Anastasis
The Greek word anastasis means "resurrection" or "rising up"—from ana (up) and stasis (standing). It's the standing-up-again of what had fallen, the rising of what had been laid down.
The Greek word anastasis means "resurrection" or "rising up"—from ana (up) and stasis (standing). It's the standing-up-again of what had fallen, the rising of what had been laid down. When Martha confessed to Jesus, "I know that he will rise again in the resurrection (anastasis) on the last day" (John 11:24), she was expressing standard Pharisaic hope for future bodily restoration. Jesus's stunning response shifted everything: "I am the resurrection (anastasis) and the life" (John 11:25). Resurrection wasn't just a future event but a present person standing before her.
Paul stakes everything on anastasis: "if Christ has not been raised (egēgertai), then our preaching is in vain and your faith is in vain" (1 Corinthians 15:14). He doesn't argue from resurrection to other doctrines; resurrection is the doctrine, the load-bearing wall of Christian faith. Remove it and the entire structure collapses. This is why he spends fifty-eight verses in 1 Corinthians 15 defending anastasis against those who claim "there is no resurrection of the dead" (1 Corinthians 15:12).
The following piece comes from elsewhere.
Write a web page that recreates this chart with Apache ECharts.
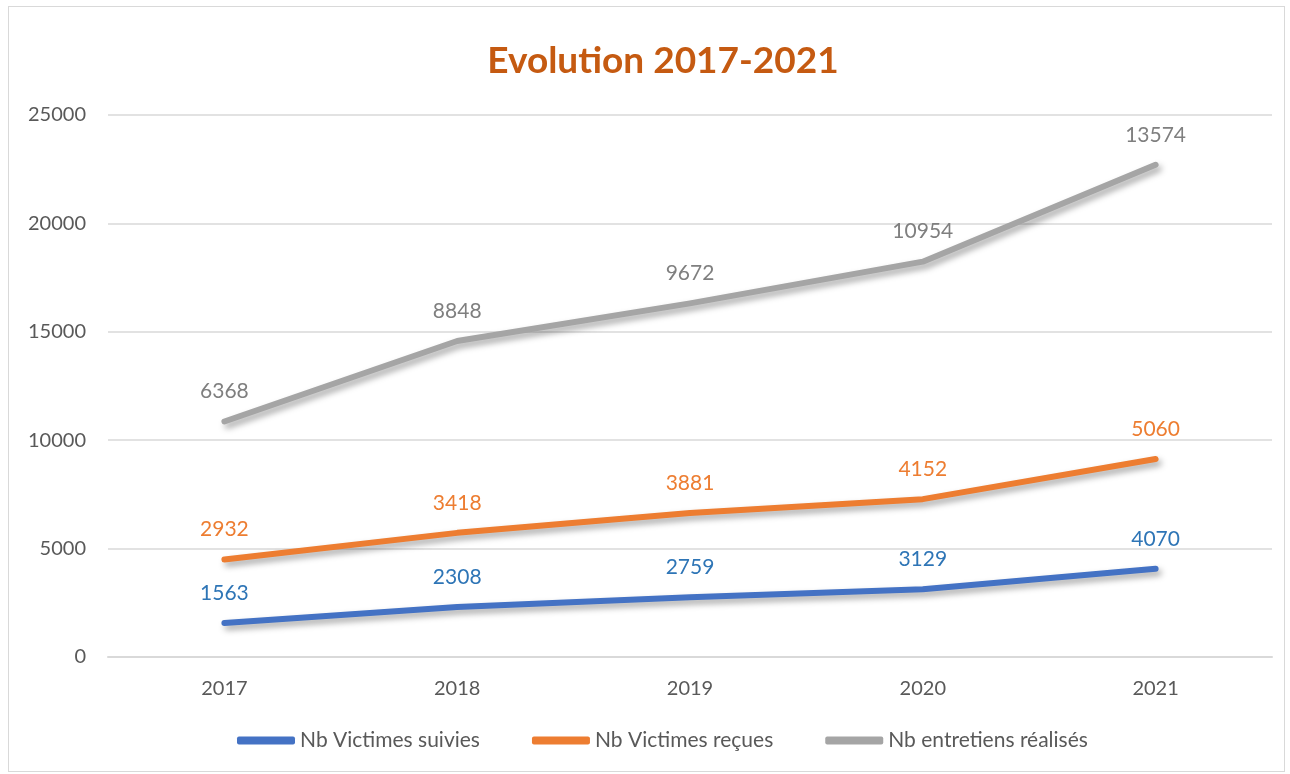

But Paul's vision of anastasis isn't mere resuscitation—dead people standing up to die again eventually. It's transformation: "What is sown is perishable; what is raised (egeiretai) is imperishable...It is sown a natural body; it is raised a spiritual body" (1 Corinthians 15:42, 44). The resurrection body maintains continuity with the old (it's your body) while being radically discontinuous (it's imperishable, glorious, powerful). Jesus's post-resurrection appearances model this: he could be touched, he ate fish, yet he appeared through locked doors.
The "firstfruits" language is crucial: "Christ has been raised from the dead, the firstfruits of those who have fallen asleep" (1 Corinthians 15:20). In agriculture, firstfruits guarantee the harvest to come—Christ's anastasis ensures ours. His resurrection wasn't a unique miracle but the beginning of new creation, "the firstborn from the dead" (Colossians 1:18). We're waiting for our bodies' redemption (Romans 8:23), participating now in resurrection life through the Spirit.
Here's what scandalized the Greco-Roman world: resurrection was undesirable, even repulsive. Greek philosophy prized the immortal soul escaping the prison of flesh—Plato's whole system aimed at liberation from the body. When Paul preached anastasis in Athens, they mocked him (Acts 17:32). The Christian claim wasn't that souls survive death (everyone believed that) but that bodies—physical, material bodies—would be raised and glorified. This wasn't spiritualization but radical materialism: God loves matter enough to redeem it, remake it, resurrect it. The body isn't disposable packaging but the very form of human existence, destined for transformation rather than escape.